## What the task requires
Begin at the top of the entries below and write out every line through the one containing "plt.rcParams['font.family'] = ['Liberation", excluding pictures.
^^^^^^^^^^^^^^^^
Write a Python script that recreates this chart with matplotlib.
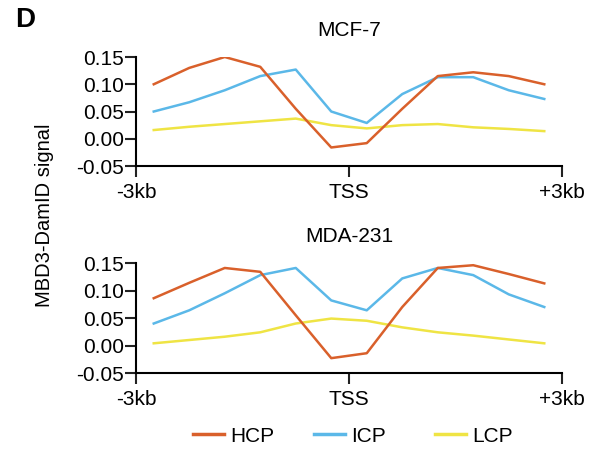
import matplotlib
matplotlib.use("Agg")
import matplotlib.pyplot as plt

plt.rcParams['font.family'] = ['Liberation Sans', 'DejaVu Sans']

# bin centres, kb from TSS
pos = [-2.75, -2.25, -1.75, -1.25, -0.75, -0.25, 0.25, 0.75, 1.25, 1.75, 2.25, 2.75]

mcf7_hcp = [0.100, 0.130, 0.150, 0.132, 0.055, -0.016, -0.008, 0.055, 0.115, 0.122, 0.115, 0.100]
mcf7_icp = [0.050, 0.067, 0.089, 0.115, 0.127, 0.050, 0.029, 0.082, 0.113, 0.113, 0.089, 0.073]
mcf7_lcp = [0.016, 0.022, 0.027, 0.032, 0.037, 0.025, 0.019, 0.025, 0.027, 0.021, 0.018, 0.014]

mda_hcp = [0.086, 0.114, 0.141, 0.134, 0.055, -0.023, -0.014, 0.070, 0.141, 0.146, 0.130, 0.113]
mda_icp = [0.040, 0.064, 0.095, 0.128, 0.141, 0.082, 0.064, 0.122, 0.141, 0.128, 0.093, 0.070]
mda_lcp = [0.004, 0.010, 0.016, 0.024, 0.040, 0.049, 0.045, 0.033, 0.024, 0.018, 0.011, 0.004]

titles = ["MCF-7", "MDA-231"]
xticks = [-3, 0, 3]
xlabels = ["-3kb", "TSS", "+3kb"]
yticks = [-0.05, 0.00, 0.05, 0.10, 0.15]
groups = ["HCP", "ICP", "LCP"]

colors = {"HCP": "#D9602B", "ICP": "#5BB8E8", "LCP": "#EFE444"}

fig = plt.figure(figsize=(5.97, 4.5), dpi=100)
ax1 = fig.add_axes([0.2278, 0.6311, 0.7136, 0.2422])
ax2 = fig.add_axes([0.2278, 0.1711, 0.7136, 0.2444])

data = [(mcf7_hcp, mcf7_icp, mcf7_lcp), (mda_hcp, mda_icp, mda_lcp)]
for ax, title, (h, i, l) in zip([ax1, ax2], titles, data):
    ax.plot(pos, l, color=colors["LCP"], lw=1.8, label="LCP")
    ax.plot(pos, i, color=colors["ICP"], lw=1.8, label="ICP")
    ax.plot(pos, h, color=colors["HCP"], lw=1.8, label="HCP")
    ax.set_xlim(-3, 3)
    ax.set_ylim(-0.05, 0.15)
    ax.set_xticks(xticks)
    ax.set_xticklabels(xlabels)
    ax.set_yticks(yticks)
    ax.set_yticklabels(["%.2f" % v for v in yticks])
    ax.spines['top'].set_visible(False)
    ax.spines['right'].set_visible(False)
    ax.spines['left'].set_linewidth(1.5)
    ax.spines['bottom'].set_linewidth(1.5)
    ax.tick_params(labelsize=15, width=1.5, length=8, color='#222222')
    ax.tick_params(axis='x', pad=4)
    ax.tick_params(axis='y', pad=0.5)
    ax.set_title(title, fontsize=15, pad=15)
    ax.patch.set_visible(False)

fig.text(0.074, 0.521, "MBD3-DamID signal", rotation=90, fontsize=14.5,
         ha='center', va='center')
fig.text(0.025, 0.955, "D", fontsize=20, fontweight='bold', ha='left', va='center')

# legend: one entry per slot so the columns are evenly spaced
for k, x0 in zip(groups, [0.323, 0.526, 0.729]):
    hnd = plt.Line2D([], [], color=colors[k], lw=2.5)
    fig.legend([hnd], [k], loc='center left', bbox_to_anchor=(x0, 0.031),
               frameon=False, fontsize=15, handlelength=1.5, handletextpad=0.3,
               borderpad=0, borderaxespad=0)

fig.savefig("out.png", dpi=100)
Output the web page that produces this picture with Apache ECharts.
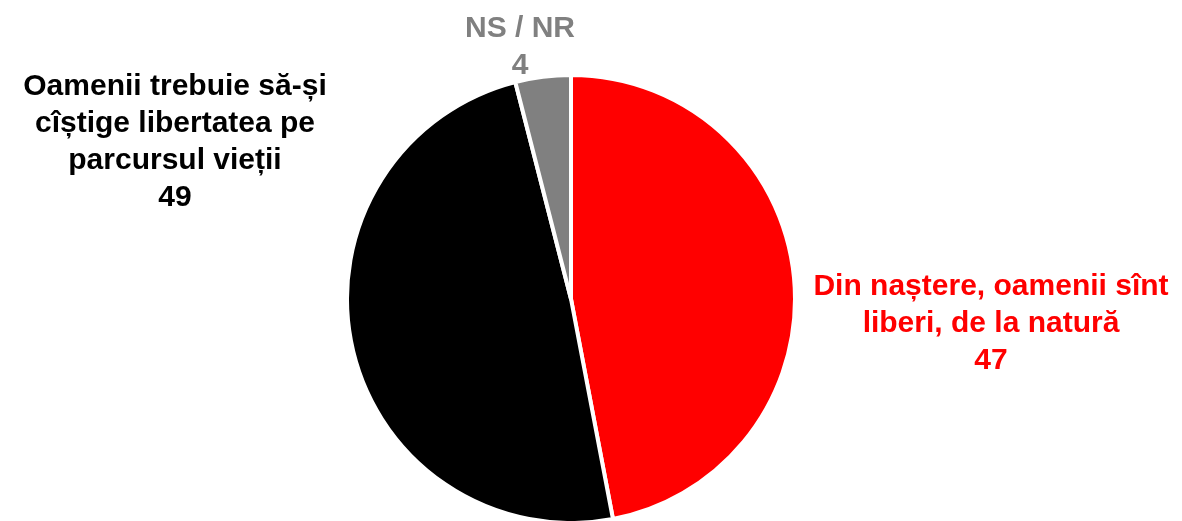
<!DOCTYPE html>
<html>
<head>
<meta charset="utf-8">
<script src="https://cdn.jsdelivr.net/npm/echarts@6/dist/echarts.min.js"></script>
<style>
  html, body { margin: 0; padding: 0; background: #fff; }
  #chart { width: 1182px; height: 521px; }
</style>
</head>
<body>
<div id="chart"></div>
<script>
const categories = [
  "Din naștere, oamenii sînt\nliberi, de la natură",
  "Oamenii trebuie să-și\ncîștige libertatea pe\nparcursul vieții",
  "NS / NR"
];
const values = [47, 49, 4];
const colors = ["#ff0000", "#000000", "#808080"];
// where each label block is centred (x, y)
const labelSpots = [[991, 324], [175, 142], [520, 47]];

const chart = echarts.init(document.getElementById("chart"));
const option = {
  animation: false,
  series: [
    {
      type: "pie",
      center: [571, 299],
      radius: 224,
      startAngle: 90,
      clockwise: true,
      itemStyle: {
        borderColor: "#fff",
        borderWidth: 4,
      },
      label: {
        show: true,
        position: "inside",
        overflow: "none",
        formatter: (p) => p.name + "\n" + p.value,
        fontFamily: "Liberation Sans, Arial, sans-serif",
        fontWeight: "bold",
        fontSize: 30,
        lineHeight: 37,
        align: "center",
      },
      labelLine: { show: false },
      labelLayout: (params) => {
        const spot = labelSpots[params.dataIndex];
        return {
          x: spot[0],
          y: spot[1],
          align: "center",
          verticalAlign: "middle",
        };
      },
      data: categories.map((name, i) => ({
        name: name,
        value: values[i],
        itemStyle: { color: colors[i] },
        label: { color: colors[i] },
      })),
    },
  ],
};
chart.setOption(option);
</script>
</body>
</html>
^^^^^^^^^^^^^^^^
## Written answer
Write a Python script that recreates this chart with matplotlib.
import matplotlib
matplotlib.use("Agg")
import matplotlib.pyplot as plt

plt.rcParams['font.family'] = ['Liberation Sans', 'DejaVu Sans']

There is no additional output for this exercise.